A quarter of a century (and the rest) later, spending such a significant amount of time at sea level, beneath the spectacular cliffs around the UK, I regularly resolve to learn more about the geology of the areas we visit.
Sometimes I find time for a little research once home, sometimes not. When I do, I invariably become frustrated by complex accounts of the formation of Triassic sandstones or Dalradian schists, but persist intermittently between trips.
I can tell you very little about the Tertiary Lavas, Moine Schists or Devonian granite found on the Ross of Mull...
...or the mixture of psammites, pelites and quartzites on the west coast of Anglesey around Borthwen and Rhoscolyn in particular...

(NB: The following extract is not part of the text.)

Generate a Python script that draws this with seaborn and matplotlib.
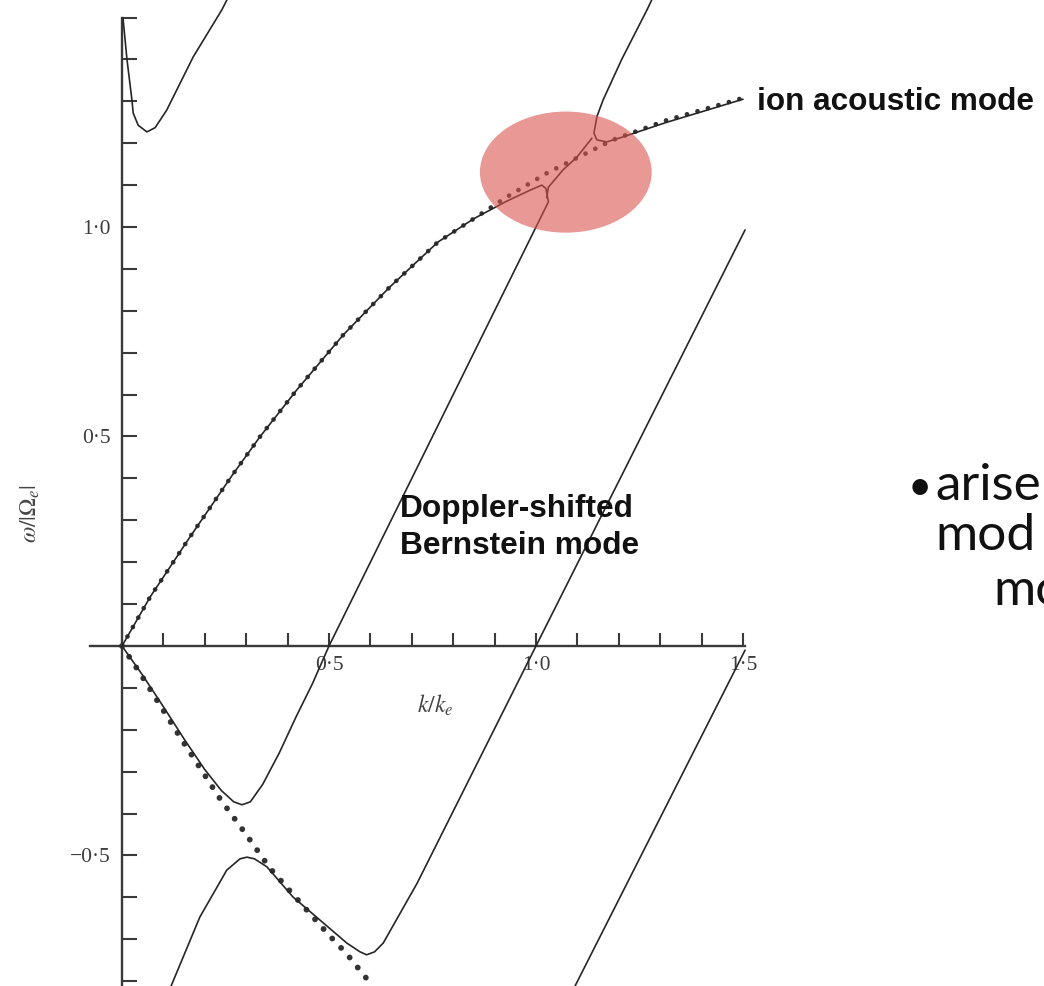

...though I know a little more about the Lewisian gneiss found in Sutherland amongst other places in the north-west, which is a suite of Precambrian metamorphic rocks - I think.
Perhaps one day I will have learnt enough to appreciate exactly what I paddle beneath in these remarkable places that any real geologist would no doubt give a great deal to see.
But then again, perhaps not.


Stuart said…
Nice little post. I started adding geological places of interest on my maps, sad I know but I find it interesting. After-all it's another advantage of kayaking.